Alexa Voice Service Arrives in Argentina, Chile, Costa Rica, and Peru
Amazon has added Argentina, Chile, Costa Rica, and Peru to the list of countries supporting Alexa Voice Service (AVS). The extension allows Amazon-certified manufacturers to build Alexa-enabled devices in the Alexa Built-in program, capable of accessing more of Alexa’s features and localizing existing ones.
With AVS, devices built with Alexa in the four countries will be able to use more of the smart home and other features of Alexa, conversing with the voice assistant in Spanish and access the U.S. Alexa store. They’ll be able to access local and regional news, music, and weather directly, as well as international news sources by asking Alexa directly. The voice assistant is also incorporating localized databases. That means it will be able to answer questions about the country’s calendar, sports teams, culture and history without having to specify the country or region in the question itself.

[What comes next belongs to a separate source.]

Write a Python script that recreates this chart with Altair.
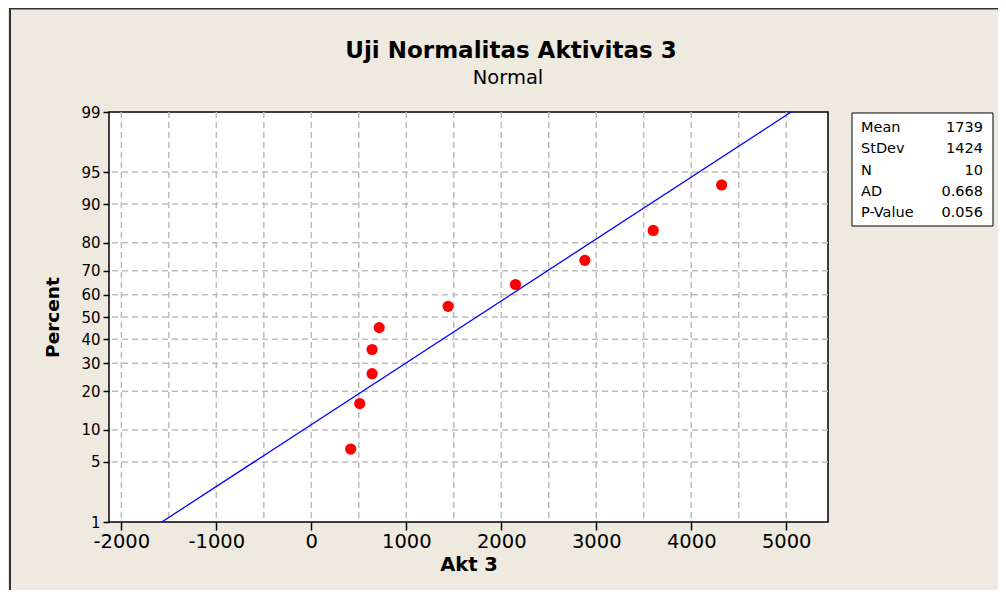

“Starting today, device makers can use the Alexa Voice Service (AVS) to integrate Alexa directly into their products in Argentina, Chile, Costa Rica, and Peru. You can now offer your Alexa Built-in products to more customers, with a growing number of Alexa features, smart home integrations, and skills,” Amazon explained in a blog post. “We are excited for you to delight customers in Argentina, Chile, Costa Rica, and Peru with your Alexa Built-in devices.”
AVS All Over
Amazon has been rolling out AVS to a lot of new countries over the last year, including Poland and Sweden in March and Colombia and the Netherlands at the end of 2020. They all follow the same mix of new capabilities attached to limitations. Alexa speaks the U.S. version of Spanish in Colombia and the four other Latin American countries in the new addition, while Sweden and Poland speak U.S. English. The only difference with the Netherlands is that it uses the United Kingdom’s version of English and the UK Alexa store instead. This new approach differs from when language support for new countries came through AVS and the Alexa Skills Kit, with localization following. The idea then was to let suppliers and developers prepare for Alexa’s arrival. Amazon is going the other way now, localizing information, but not languages. Native language and dialect support could follow, but there’s no mention of it yet. That said, there is a benefit for Amazon rolling out AVS first because it gives users access to a huge library of third-party skills immediately without having to build up a local development scene. Those skills will likely play a role in attracting and keeping Alexa users and maybe even inspiring local developers.